Why More Pet Owners Choose House-Sitting Instead of Pet Hotels
For pet owners, travel planning is never just about tickets or destinations. The moment you start thinking about leaving, another question quietly appears: what does my pet actually feel when I’m not home?
While we plan routes and dates, pets experience absence differently. They don’t understand calendars or return tickets. They only notice that routines change, familiar sounds disappear, and someone important is suddenly gone.
That’s why, in recent years, house-sitting has become a clear alternative to pet hotels and boarding facilities. This shift is not driven by trends or emotions. It is based on how pets actually react to changes in their environment and daily routine.
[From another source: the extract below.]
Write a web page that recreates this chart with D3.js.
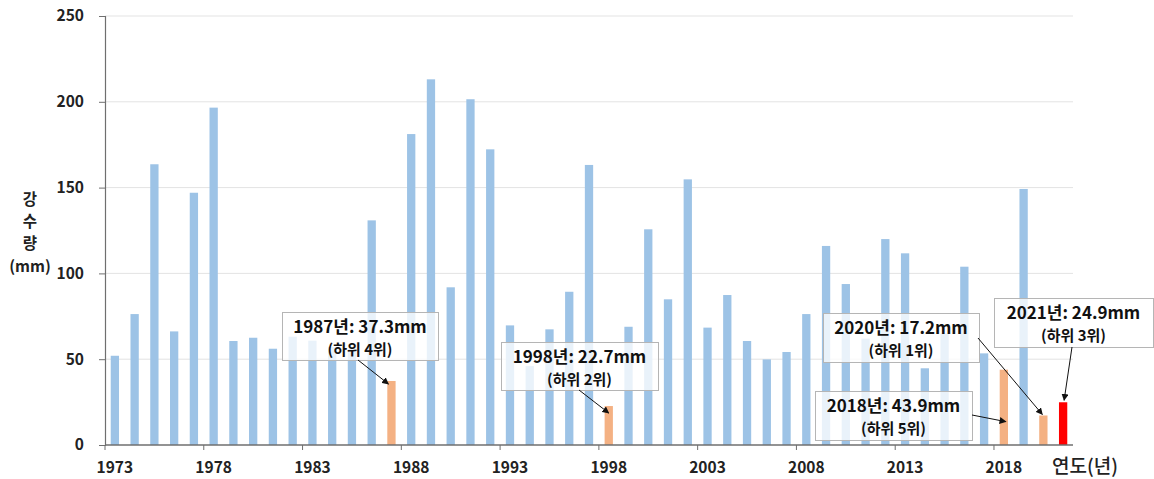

What Happens to Pets in Unfamiliar Places
Veterinary behavior research shows that animals are highly sensitive to disruptions in routine. When pets are placed in new environments, stress indicators increase noticeably. Studies indicate that cortisol levels in pets can rise by 20–30 percent during boarding stays. This often leads to appetite loss, digestive issues, sleep disturbances, anxiety, and behavioral regression.
Even well-reviewed pet hotels introduce several stress factors at once: unfamiliar smells, constant noise, interaction with other animals, rotating staff, and limited individual attention. For many pets, especially older animals or those prone to anxiety, this environment is tolerable but far from comfortable.
Why Staying at Home Makes a Difference
When pets remain in their own home, most stress triggers disappear. Their daily rhythms stay intact. Feeding times, sleeping spots, walking routes, and familiar sounds do not change. This stability has a direct impact on both emotional and physical well-being.
Animal behavior specialists note that pets who stay at home during an owner’s absence show lower stress responses, adapt faster to a sitter, maintain better appetite, and display more stable behavior overall. In simple terms, they feel safer because their environment remains familiar.
House-Sitting vs Pet Hotels in Numbers
Pet hotels typically cost between 30 and 70 euros per day, depending on location and services. For a two-week trip, this can easily amount to 500–900 euros or more. House-sitting removes these costs entirely while providing continuous one-on-one care in the pet’s own home.
At the same time, sitters benefit from staying in a real living space rather than short-term accommodation. This balance is what makes house-sitting a sustainable option for both sides.
Why Trust Matters More Than Convenience
House-sitting works only when trust is established properly. Pet owners look for transparency, experience, and accountability. Sitters need clear expectations and open communication. This is why detailed profiles, identity verification, reviews, and pre-sit conversations are far more important than speed or last-minute arrangements.
When done correctly, house-sitting is not a transactional service. It is a practical agreement built on responsibility and mutual respect, centered around the well-being of the pet.
A Practical Choice, Not a Trend
House-sitting continues to grow because it solves real problems. Pets stay calm. Owners travel with peace of mind. Costs are reduced. Care becomes personal rather than institutional.
For many pet owners, the first experience is decisive. Coming home to a relaxed, stable pet often makes it clear that keeping the pet at home, rather than moving it elsewhere, is the most thoughtful and effective choice.